MADISON, Wis. - A ruling is expected today from the Federal Communications Commission (FCC) regarding "net neutrality," the concept that the free flow of information on the Internet occurs because all sites have the same access to all users. Advocates of net neutrality are urging the Commission to reject a proposed change in rules that would let some providers offer more bandwidth - in other words, higher speed - to huge companies with deep pockets.

University of Wisconsin telecommunications expert Barry Orton uses an analogy Wisconsin motorists are familiar with to describe the proposal the FCC is expected to rule on.

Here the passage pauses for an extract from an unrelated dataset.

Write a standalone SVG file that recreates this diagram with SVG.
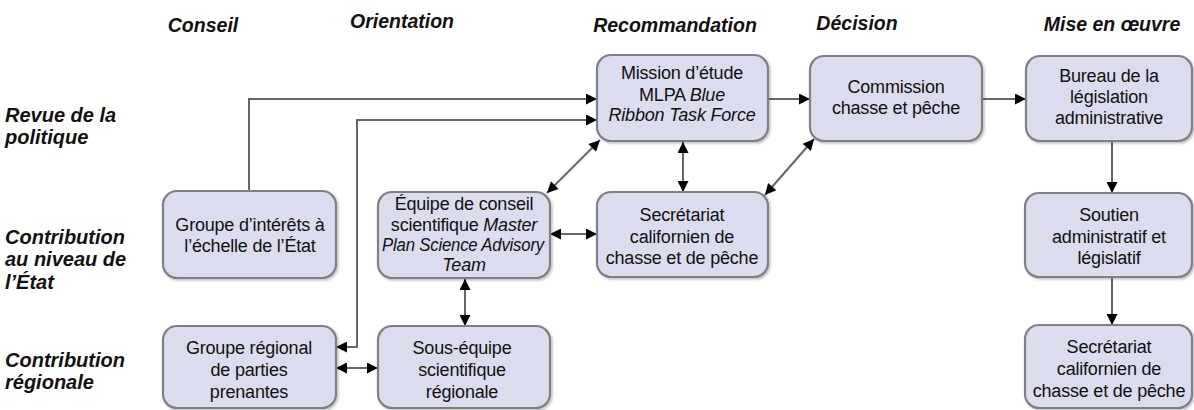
<svg xmlns="http://www.w3.org/2000/svg" width="1194" height="410" viewBox="0 0 1194 410">
<defs>
<style>
.node rect{fill:#dcdcef;stroke:#7f7f86;stroke-width:2.2}
.node text{font-family:"Liberation Sans",Arial,sans-serif;font-size:18px;letter-spacing:-0.2px;fill:#111;text-anchor:middle}
.i{font-style:italic}
.hd{font-family:"Liberation Sans",Arial,sans-serif;font-size:19.5px;font-weight:bold;font-style:italic;fill:#111;text-anchor:middle}
.lb{font-family:"Liberation Sans",Arial,sans-serif;font-size:20px;font-weight:bold;font-style:italic;fill:#111}
.c{fill:none;stroke:#666;stroke-width:2}
</style>
<marker id="ah" viewBox="0 0 10 10" refX="10" refY="5" markerWidth="13" markerHeight="11" markerUnits="userSpaceOnUse" orient="auto-start-reverse">
<path d="M0,0 L10,5 L0,10 z" fill="#000"/>
</marker>
<filter id="sh" x="-10%" y="-10%" width="125%" height="125%">
<feDropShadow dx="1.5" dy="1.5" stdDeviation="1.2" flood-color="#000" flood-opacity="0.25"/>
</filter>
</defs>
<rect width="1194" height="410" fill="#fff"/>

<g id="headers">
<text class="hd" x="203" y="32">Conseil</text>
<text class="hd" x="402" y="28">Orientation</text>
<text class="hd" x="675" y="32">Recommandation</text>
<text class="hd" x="857" y="30">Décision</text>
<text class="hd" x="1112" y="31">Mise en œuvre</text>
</g>
<g id="rows">
<text class="lb" x="5" y="122">Revue de la</text>
<text class="lb" x="5" y="144">politique</text>
<text class="lb" x="5" y="244">Contribution</text>
<text class="lb" x="5" y="266">au niveau de</text>
<text class="lb" x="5" y="289">l’État</text>
<text class="lb" x="5" y="367">Contribution</text>
<text class="lb" x="5" y="389">régionale</text>
</g>

<g id="connectors">
<path class="c" d="M249,191 V99 H597" marker-end="url(#ah)"/>
<path class="c" d="M336,347 H357 V120 H597" marker-start="url(#ah)" marker-end="url(#ah)"/>
<path class="c" d="M336,368 H378" marker-start="url(#ah)" marker-end="url(#ah)"/>
<path class="c" d="M465,279 V326" marker-start="url(#ah)" marker-end="url(#ah)"/>
<path class="c" d="M550,234 H597" marker-start="url(#ah)" marker-end="url(#ah)"/>
<path class="c" d="M547,193 L600,140" marker-start="url(#ah)" marker-end="url(#ah)"/>
<path class="c" d="M683,142 V192" marker-start="url(#ah)" marker-end="url(#ah)"/>
<path class="c" d="M765,195 L814,139" marker-start="url(#ah)" marker-end="url(#ah)"/>
<path class="c" d="M768,99 H810" marker-end="url(#ah)"/>
<path class="c" d="M982,99 H1026" marker-end="url(#ah)"/>
<path class="c" d="M1112,141 V193" marker-end="url(#ah)"/>
<path class="c" d="M1112,277 V325" marker-end="url(#ah)"/>
</g>

<g id="mlpa" class="node"><rect x="597" y="55" width="171" height="86" rx="14" filter="url(#sh)"/>
<text x="682" y="79">Mission d’étude</text>
<text x="682" y="101">MLPA <tspan class="i">Blue</tspan></text>
<text x="682" y="121" class="i">Ribbon Task Force</text></g>

<g id="commission" class="node"><rect x="810" y="56" width="172" height="85" rx="14" filter="url(#sh)"/>
<text x="896" y="93">Commission</text>
<text x="896" y="114">chasse et pêche</text></g>

<g id="bureau" class="node"><rect x="1026" y="56" width="166" height="85" rx="14" filter="url(#sh)"/>
<text x="1109" y="82">Bureau de la</text>
<text x="1109" y="103">législation</text>
<text x="1109" y="124">administrative</text></g>

<g id="groupe-interets" class="node"><rect x="163" y="191" width="173" height="87" rx="14" filter="url(#sh)"/>
<text x="250" y="231">Groupe d’intérêts à</text>
<text x="250" y="252">l’échelle de l’État</text></g>

<g id="equipe" class="node"><rect x="378" y="192" width="172" height="86" rx="14" filter="url(#sh)"/>
<text x="464" y="210">Équipe de conseil</text>
<text x="464" y="231">scientifique  <tspan class="i">Master</tspan></text>
<text x="463" y="251" class="i" textLength="162" lengthAdjust="spacingAndGlyphs">Plan Science Advisory</text>
<text x="464" y="271" class="i">Team</text></g>

<g id="secretariat" class="node"><rect x="597" y="192" width="171" height="85" rx="14" filter="url(#sh)"/>
<text x="682" y="221">Secrétariat</text>
<text x="682" y="243">californien de</text>
<text x="682" y="264">chasse et de pêche</text></g>

<g id="soutien" class="node"><rect x="1025" y="193" width="167" height="84" rx="14" filter="url(#sh)"/>
<text x="1109" y="221">Soutien</text>
<text x="1109" y="243">administratif et</text>
<text x="1109" y="264">législatif</text></g>

<g id="groupe-regional" class="node"><rect x="163" y="326" width="173" height="82" rx="14" filter="url(#sh)"/>
<text x="249" y="354">Groupe régional</text>
<text x="249" y="376">de parties</text>
<text x="249" y="398">prenantes</text></g>

<g id="sous-equipe" class="node"><rect x="378" y="326" width="172" height="82" rx="14" filter="url(#sh)"/>
<text x="462" y="354">Sous-équipe</text>
<text x="462" y="376">scientifique</text>
<text x="462" y="398">régionale</text></g>

<g id="secretariat-2" class="node"><rect x="1025" y="325" width="167" height="83" rx="14" filter="url(#sh)"/>
<text x="1109" y="353">Secrétariat</text>
<text x="1109" y="375">californien de</text>
<text x="1109" y="397">chasse et de pêche</text></g>
</svg>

"It's really as if you took the I-Pass system, and you made a whole different fast lane for the folks who are paying for the I-Pass, and then you split everybody else - the poor schlubs who don't have the pass and aren't paying a premium amount - and they're going in a much more congested, slower lane."

The I-Pass system allows motorists who pay to use it access to high-speed toll lanes along tollways.

Tens of thousands of Internet users all across the nation have signed a petition calling on the FCC to preserve net neutrality and reject the proposed rules that would allow some users faster speeds than others.

In January, a federal judge struck down the FCC rules that enforced net neutrality, and supporters of a free Internet say the proposed new rules will allow deep-pocketed companies to pay broadband internet providers higher rates for faster speeds, which would not be available to smaller Internet users.

Orton says the big companies lobbying for this rule change have spent a lot of money lobbying the FCC to make the change.

"I think the voices against this are by no means as moneyed as the voices for it; they're not even in the same league," he says.

Supporters of a free Internet, with equal access available to every user, say net neutrality is far preferable to a set of rules that allows Internet providers to have the ability to favor some companies over others.